11. We believe that a strong regulatory framework should be established, on the basis of clearly identified scientific models and reasoning, to address all aspects of UK shale gas exploration and production, with the close involvement of a pool of independent experts from a range of appropriate disciplines. This framework should inform both policy decision-making, and subsequent implementation. In so doing, it is vital to take a holistic view. As noted above, the interaction of seismic activity and local-scale structural geology is complex. It is important to consider issues such as the potential effect of seismic activity on gas migration, well integrity and the contamination of groundwater. In particular, it is premature to set a threshold for the seismic traffic light system, in isolation from other factors and in the absence of a clear policy decision on the objective of this threshold (albeit a decision which itself should be informed by expert advice from geoscientists and others).

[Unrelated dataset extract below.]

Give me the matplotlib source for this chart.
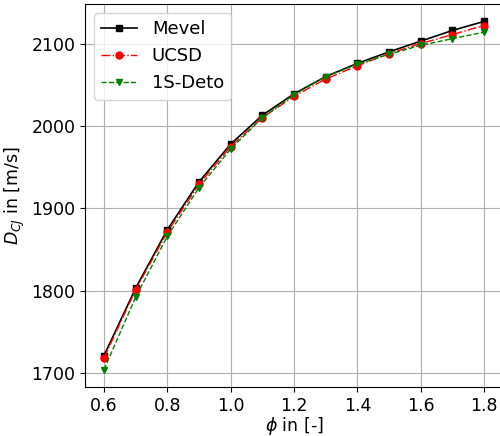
import numpy as np
import matplotlib.pyplot as plt

phi = [0.6, 0.7, 0.8, 0.9, 1.0, 1.1, 1.2, 1.3, 1.4, 1.5, 1.6, 1.7, 1.8]
mevel = [1721, 1803, 1874, 1932, 1978, 2013, 2039, 2060, 2076, 2090, 2103, 2116, 2127]
ucsd = [1718, 1801, 1871, 1929, 1975, 2010, 2036, 2057, 2073, 2088, 2100, 2111, 2122]
deto = [1704, 1792, 1866, 1925, 1972, 2010, 2038, 2060, 2075, 2087, 2098, 2106, 2114]

plt.rcParams['font.size'] = 12.5

fig = plt.figure(figsize=(5, 4.36), dpi=100)
# axes runs slightly past the right edge, as in the reference
ax = fig.add_axes([0.17, 0.1124, 0.836, 0.8784])
ax.plot(phi, mevel, 'k-s', markersize=5, linewidth=1.2, label='Mevel')
ax.plot(phi, ucsd, 'r-.o', markersize=5, linewidth=1.0, label='UCSD')
ax.plot(phi, deto, 'g--v', markersize=5, linewidth=1.0, label='1S-Deto')

ax.set_xlabel(r'$\phi$ in [-]', labelpad=0.5)
ax.set_ylabel(r'$D_{CJ}$ in [m/s]', labelpad=3)
ax.set_yticks([1700, 1800, 1900, 2000, 2100])
ax.grid(True)
ax.legend(loc='upper left', fontsize=13)

fig.savefig('out.png')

12. We note that the report refers only to the Bowland Basin. Conclusions made for this particular setting may not represent a universal ‘recipe’ for rolling out shale gas exploration and production to other areas. It is important that a consistent regulatory framework be established which is applicable universally, and also that variation of specific details appropriate to areas with different geology be carefully thought through and made explicit. We also note that other countries in Europe are likely to pay close attention to policy-decisions and the basis for regulation in the UK, heightening the need for careful peer review and expert engagement.

13. We would be pleased to discuss further any of the points raised in this submission, to provide more detailed information, or to suggest specialist contacts. We would value the opportunity for a more detailed engagement with DECC, particularly as the consultation period for this report was relatively short,. We would also be pleased to discuss what geoscience expertise would be useful and how it might be deployed appropriately, as and when this process moves ahead.